Flaubert à Ernest Chevalier, le 28 avril 1847.

« Je voulais te parler de mon voyage, mais j’aime mieux te parler de toi et de nous. À quoi cela m’avancera-t-il, ce voyage ? À être un peu plus triste cet hiver. Ah ! pas de soleil ! L’ombre est trop noire ensuite ! Je hume l’air, j’aspire l’odeur des aubépines et des ajoncs, je marche au bord de la mer, j’admire les bouquets d’arbres, les coins de ciel floconnés, les couchers de soleil sur les flots, et les goémons verts qui s’agitent sous l’eau comme la chevelure des Naïades, et le soir je me couche harassé dans des lits à baldaquin où j’attrape des puces. Voilà. Au reste, j’avais besoin d’air. J’étouffais depuis quelque temps.
[…]
Demain matin ou plutôt dans quelques heures (il est tard, tout dort, et toi aussi peut-être), nous partons pour Brest où nous ne devons arriver que dans quinze jours, après avoir fait près de quatre-vingts lieues à pied sur le bord de la mer. À Brest donc je t’écrirai, et j’espère une lettre plus longue.
Adieu, chère amie, adieu, je t’embrasse sur les yeux pour les essuyer s’ils pleurent.
Amitiés et souvenir de Max
. »

Lettre à Louise Colet, envoyée de Quimper le 11 juin 1847.
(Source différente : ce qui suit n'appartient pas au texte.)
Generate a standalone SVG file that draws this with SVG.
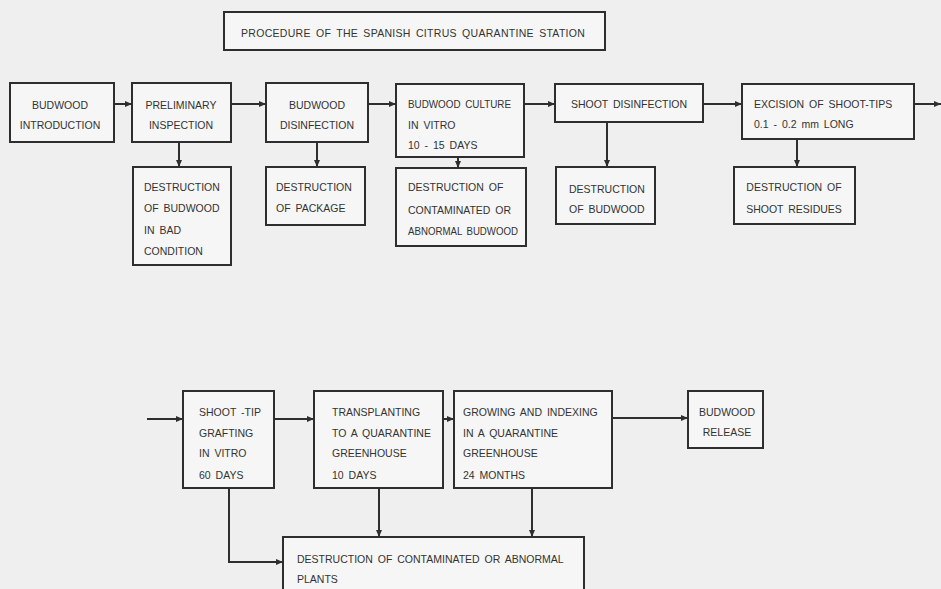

« J’ai reçu ici avant-hier ta lettre qui a voyagé, avant de m’arriver, de Croisset à Rouen, de Rouen à Croisset et dans plusieurs villes de la Bretagne. Nous sommes aux deux bouts de la France : toi dans la baie d’Ajaccio, moi dans celle de Saint-Malo ; toi en face de l’Italie, nous en face de l’Angleterre. Quoique ce pays soit fort beau, d’un chic âpre et superbe, j’aimerais mieux être de l’autre bord, auprès de cette vieille Méditerranée. Mais maintenant tout voyage m’est à peu près impossible : ma mère n’a plus que moi, que moi seul ; il y aurait cruauté à la quitter. Aussi la pauvre femme, ne pouvant se passer de moi, est venue (comme il en était convenu du reste) me rejoindre à Brest, et nous avons fait tous ensemble les bouts de route qu’il fallait faire en voiture, nous retrouvant ainsi et nous séparant quand il nous plaisait. Nous terminons (hélas !), Max et moi, un voyage qui pour n’être pas au long cours, ce que je regrette, a été une fort jolie excursion. Sac au dos et souliers ferrés aux pieds, nous avons fait sur les côtes environ cent soixante lieues à pied, couchant quelquefois tout habillés faute de draps et de lit, et ne mangeant guère que des oeufs et du pain faute de viande. Tu vois, vieux, qu’il y a aussi du sauvage sur le continent. Mais j’aime mieux la sauvagerie corse. Celle-là du moins a moins de puces et plus de soleil. Or, chaque jour, j’ai de plus en plus besoin de soleil ! Il n’y a guère que ça de beau au monde, ce grand bec de gaz suspendu là-haut par les ordres d’un Rambuteau inconnu !
En fait de monuments, nous en avons beaucoup vu, des celtiques ! et des dolmens ! et des menhirs ! et des peulvens ! Mais rien n’est plus fastidieux que l’archéologie celtique ; ça se ressemble d’une manière désespérante. En revanche, nous avons eu de beaux moments à l’ombre des vieux châteaux ; nous avons fumé de longues pipes dans mainte douve effondrée, toute couverte d’herbes et parfumée par la senteur des genêts, et puis la mer, la mer ! le grand air, les champs, la liberté, j’entends la vraie liberté, celle qui consiste à dire ce qu’on veut, à penser tout haut à deux, et à marcher à l’aventure, en laissant derrière vous le temps passer sans plus s’en soucier que de la fumée de votre pipe qui s’envole. »

Lettre à Ernest Chevalier, envoyée de Saint-Malo le 13 juillet 1847.

« Je t’envoie, ma chère amie, une fleur que j’ai cueillie hier au soleil couchant sur le tombeau de Chateaubriand. La mer était belle, le ciel était rose, l’air était doux, c’était un de ces grands soirs d’été, tout flambant de couleurs, d’une splendeur si immense qu’elle en est mélancolique. Un de ces soirs ardents et tristes comme un premier amour. La tombe du grand homme est sur un rocher en face des flots. Il dormira à leur bruit, tout seul, en vue de la maison où il est né. Je n’ai guère pensé qu’à lui tout le temps que j’ai passé à Saint-Malo, et cette idée de se préoccuper de sa mort et de se retenir sa place d’avance pour l’autre côté d’ici, qui me paraissait assez puérile, m’a semblé là très grande et très belle, ce qui m’a fait retourner cette question que je n’ai pas résolue : « Y a-t-il des idées bêtes et des idées grandes ? » Cela ne dépend-il pas de leur exécution ? »

Lettre à Louise Colet, adressée depuis Pontorson en août 1847.